**What needs to be done**
Copy only what lies from the line containing "What TikZ code" through the line containing "width=182pt,inner xsep=4pt] (g5)" in the entries below, keeping both end lines exact and dropping every picture.

**Data provided**
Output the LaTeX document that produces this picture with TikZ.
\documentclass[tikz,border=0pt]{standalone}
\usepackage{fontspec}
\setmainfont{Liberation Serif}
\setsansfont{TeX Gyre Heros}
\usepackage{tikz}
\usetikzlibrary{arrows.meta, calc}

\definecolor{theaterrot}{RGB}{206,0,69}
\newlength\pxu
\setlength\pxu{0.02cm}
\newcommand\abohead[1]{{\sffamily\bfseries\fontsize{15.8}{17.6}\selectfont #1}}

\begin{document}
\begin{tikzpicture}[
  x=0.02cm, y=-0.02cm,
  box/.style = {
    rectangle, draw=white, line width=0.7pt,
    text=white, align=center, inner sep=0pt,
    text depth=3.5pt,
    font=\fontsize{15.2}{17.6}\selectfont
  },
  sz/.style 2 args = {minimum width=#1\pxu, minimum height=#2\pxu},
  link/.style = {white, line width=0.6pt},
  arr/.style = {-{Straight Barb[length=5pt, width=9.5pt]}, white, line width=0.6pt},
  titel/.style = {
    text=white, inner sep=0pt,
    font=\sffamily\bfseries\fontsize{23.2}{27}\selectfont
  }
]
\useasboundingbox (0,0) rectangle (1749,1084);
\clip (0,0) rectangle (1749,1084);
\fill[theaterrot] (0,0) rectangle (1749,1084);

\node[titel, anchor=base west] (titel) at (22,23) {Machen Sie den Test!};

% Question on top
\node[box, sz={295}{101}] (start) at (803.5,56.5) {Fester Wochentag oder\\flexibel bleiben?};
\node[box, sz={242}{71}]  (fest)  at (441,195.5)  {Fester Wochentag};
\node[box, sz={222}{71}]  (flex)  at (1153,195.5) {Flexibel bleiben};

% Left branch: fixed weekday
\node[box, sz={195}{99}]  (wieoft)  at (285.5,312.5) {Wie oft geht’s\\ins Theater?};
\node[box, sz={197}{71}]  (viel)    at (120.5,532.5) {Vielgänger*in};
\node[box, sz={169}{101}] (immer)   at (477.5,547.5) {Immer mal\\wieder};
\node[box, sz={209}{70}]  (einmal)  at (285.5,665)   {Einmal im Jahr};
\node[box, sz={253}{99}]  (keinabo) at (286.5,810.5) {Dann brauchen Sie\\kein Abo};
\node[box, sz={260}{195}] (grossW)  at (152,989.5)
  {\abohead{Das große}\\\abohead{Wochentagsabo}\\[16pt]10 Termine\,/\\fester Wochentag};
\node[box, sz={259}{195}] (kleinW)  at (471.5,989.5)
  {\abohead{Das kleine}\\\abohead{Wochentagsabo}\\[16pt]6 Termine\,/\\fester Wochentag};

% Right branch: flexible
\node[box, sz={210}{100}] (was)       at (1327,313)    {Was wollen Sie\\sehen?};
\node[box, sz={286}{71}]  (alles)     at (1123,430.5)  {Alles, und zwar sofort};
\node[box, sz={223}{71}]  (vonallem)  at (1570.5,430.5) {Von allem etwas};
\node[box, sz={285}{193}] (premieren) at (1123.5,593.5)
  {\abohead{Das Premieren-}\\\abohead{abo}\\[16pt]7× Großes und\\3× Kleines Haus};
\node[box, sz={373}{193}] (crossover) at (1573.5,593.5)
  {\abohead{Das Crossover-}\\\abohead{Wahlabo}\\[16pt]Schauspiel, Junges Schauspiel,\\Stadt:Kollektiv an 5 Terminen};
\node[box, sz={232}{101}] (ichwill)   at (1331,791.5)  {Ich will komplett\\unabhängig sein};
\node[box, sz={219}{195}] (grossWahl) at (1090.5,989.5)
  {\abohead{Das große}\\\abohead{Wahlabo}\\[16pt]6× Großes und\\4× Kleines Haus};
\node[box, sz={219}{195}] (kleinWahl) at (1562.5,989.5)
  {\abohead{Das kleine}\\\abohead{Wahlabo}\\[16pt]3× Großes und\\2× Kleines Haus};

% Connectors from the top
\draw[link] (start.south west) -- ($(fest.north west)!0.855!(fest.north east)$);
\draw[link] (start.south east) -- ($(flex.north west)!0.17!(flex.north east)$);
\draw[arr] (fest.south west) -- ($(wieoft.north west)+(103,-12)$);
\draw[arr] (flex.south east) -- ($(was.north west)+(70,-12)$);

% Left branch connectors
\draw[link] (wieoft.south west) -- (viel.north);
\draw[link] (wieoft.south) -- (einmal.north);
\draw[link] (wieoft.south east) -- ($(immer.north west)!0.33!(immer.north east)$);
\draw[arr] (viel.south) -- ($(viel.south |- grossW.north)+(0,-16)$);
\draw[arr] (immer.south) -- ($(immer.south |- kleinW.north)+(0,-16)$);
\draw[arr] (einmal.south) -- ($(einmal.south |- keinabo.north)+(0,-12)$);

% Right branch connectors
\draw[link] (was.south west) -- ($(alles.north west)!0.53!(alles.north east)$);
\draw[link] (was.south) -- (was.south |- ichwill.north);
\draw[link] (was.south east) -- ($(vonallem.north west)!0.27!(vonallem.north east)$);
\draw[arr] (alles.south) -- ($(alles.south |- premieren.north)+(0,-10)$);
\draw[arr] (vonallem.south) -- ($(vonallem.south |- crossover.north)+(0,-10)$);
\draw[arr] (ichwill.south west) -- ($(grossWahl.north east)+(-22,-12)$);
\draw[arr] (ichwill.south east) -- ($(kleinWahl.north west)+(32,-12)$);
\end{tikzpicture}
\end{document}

==

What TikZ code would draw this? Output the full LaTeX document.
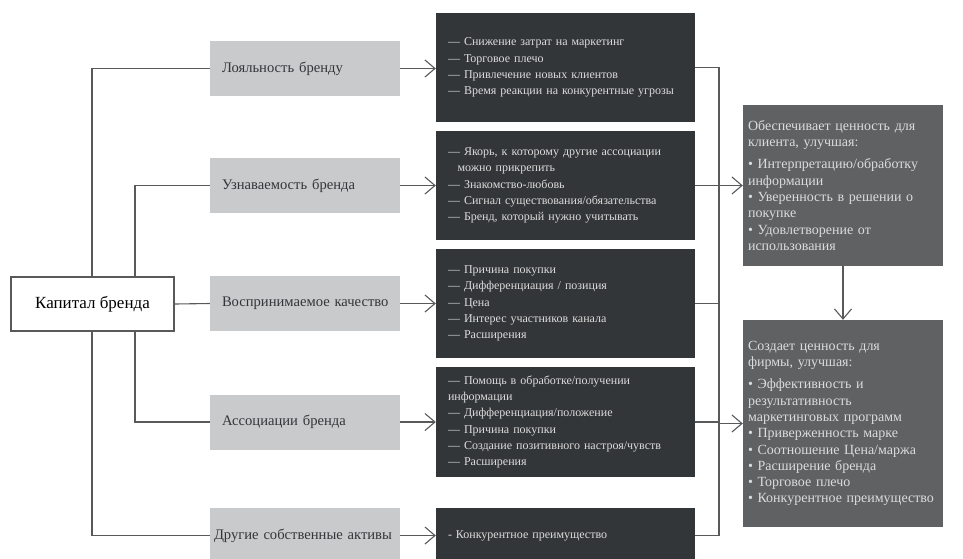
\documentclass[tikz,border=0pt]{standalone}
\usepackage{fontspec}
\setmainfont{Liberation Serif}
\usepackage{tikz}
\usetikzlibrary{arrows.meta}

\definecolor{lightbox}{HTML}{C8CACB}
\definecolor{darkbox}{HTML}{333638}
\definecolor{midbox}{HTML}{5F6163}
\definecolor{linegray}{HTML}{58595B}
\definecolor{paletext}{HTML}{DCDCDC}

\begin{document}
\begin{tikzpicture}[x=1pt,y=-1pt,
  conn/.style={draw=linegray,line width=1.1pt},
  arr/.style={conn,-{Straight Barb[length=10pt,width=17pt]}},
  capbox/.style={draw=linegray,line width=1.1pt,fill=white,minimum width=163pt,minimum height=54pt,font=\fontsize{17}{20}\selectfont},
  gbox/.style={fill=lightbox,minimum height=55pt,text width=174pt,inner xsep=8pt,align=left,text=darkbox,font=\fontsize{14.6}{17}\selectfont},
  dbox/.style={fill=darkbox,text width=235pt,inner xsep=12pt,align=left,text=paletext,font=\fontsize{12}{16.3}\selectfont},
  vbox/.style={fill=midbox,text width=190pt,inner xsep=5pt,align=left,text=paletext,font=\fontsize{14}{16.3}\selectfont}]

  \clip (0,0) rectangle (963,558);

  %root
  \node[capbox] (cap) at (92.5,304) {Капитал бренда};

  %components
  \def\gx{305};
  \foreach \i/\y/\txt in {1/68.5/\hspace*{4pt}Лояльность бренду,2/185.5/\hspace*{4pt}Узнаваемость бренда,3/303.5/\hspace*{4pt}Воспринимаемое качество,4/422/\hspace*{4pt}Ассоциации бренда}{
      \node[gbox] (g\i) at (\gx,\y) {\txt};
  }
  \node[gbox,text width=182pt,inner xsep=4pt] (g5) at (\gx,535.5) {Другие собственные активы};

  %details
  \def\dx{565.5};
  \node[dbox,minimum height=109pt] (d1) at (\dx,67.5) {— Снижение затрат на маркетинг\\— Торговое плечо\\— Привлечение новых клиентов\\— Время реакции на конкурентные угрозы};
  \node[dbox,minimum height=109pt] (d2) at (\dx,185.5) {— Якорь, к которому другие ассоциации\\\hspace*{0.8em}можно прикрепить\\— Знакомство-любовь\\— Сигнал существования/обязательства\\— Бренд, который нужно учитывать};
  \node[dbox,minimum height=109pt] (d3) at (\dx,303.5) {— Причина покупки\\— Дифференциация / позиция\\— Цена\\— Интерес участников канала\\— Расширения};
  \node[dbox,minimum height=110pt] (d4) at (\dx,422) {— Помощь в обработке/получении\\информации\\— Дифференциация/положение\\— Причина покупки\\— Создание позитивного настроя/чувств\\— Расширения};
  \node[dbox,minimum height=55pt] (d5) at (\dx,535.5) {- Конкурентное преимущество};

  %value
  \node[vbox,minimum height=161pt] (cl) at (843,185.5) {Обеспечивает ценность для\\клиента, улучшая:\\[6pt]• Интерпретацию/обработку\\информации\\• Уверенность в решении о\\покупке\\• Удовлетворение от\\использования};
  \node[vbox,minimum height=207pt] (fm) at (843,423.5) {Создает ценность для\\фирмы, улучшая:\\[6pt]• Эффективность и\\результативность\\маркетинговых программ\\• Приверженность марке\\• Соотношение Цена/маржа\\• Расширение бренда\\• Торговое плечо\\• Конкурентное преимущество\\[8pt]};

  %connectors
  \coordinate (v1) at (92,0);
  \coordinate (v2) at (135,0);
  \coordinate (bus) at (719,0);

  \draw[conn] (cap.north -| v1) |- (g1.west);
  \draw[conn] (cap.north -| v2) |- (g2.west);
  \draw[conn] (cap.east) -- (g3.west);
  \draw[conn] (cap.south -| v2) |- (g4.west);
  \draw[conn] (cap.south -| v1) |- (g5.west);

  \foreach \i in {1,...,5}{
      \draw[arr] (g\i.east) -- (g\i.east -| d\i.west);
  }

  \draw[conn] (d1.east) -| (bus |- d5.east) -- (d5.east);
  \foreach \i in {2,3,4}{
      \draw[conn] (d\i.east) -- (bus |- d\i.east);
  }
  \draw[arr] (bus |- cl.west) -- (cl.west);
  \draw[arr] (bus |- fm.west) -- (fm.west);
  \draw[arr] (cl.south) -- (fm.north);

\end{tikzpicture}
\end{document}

---

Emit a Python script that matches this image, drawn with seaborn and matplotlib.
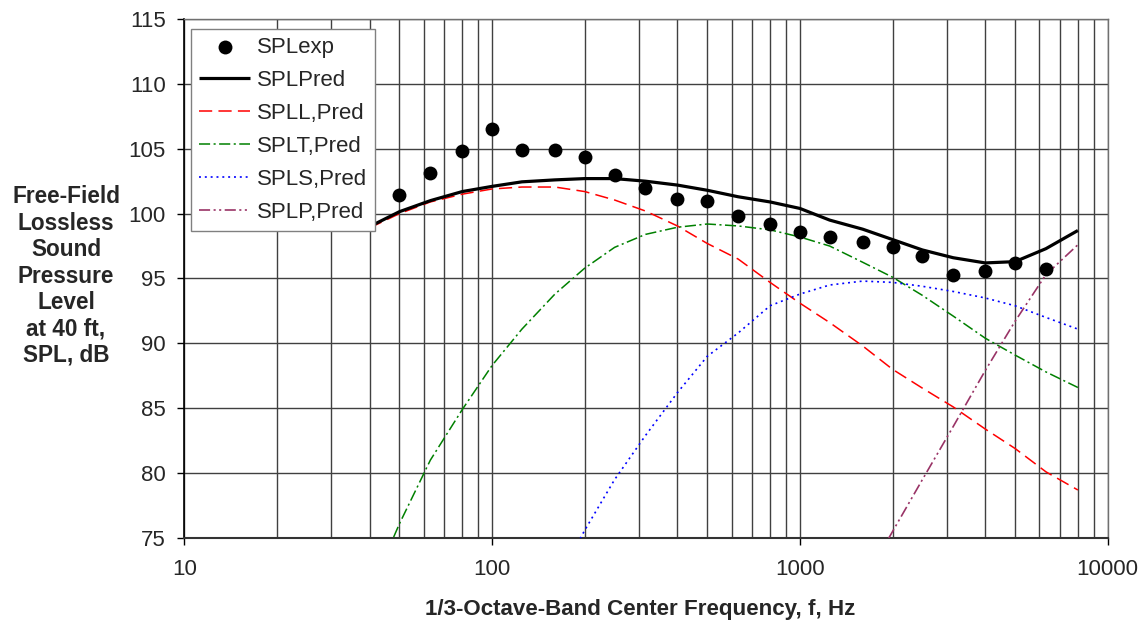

**Worked solution**
What TikZ code would draw this? Output the full LaTeX document.
\documentclass[tikz,border=0pt]{standalone}
\usepackage{fontspec}
\setmainfont{Liberation Serif}
\usepackage{tikz}
\usetikzlibrary{arrows.meta}

\definecolor{lightbox}{HTML}{C8CACB}
\definecolor{darkbox}{HTML}{333638}
\definecolor{midbox}{HTML}{5F6163}
\definecolor{linegray}{HTML}{58595B}
\definecolor{paletext}{HTML}{DCDCDC}

\begin{document}
\begin{tikzpicture}[x=1pt,y=-1pt,
  conn/.style={draw=linegray,line width=1.1pt},
  arr/.style={conn,-{Straight Barb[length=10pt,width=17pt]}},
  capbox/.style={draw=linegray,line width=1.1pt,fill=white,minimum width=163pt,minimum height=54pt,font=\fontsize{17}{20}\selectfont},
  gbox/.style={fill=lightbox,minimum height=55pt,text width=174pt,inner xsep=8pt,align=left,text=darkbox,font=\fontsize{14.6}{17}\selectfont},
  dbox/.style={fill=darkbox,text width=235pt,inner xsep=12pt,align=left,text=paletext,font=\fontsize{12}{16.3}\selectfont},
  vbox/.style={fill=midbox,text width=190pt,inner xsep=5pt,align=left,text=paletext,font=\fontsize{14}{16.3}\selectfont}]

  \clip (0,0) rectangle (963,558);

  %root
  \node[capbox] (cap) at (92.5,304) {Капитал бренда};

  %components
  \def\gx{305};
  \foreach \i/\y/\txt in {1/68.5/\hspace*{4pt}Лояльность бренду,2/185.5/\hspace*{4pt}Узнаваемость бренда,3/303.5/\hspace*{4pt}Воспринимаемое качество,4/422/\hspace*{4pt}Ассоциации бренда}{
      \node[gbox] (g\i) at (\gx,\y) {\txt};
  }
  \node[gbox,text width=182pt,inner xsep=4pt] (g5) at (\gx,535.5) {Другие собственные активы};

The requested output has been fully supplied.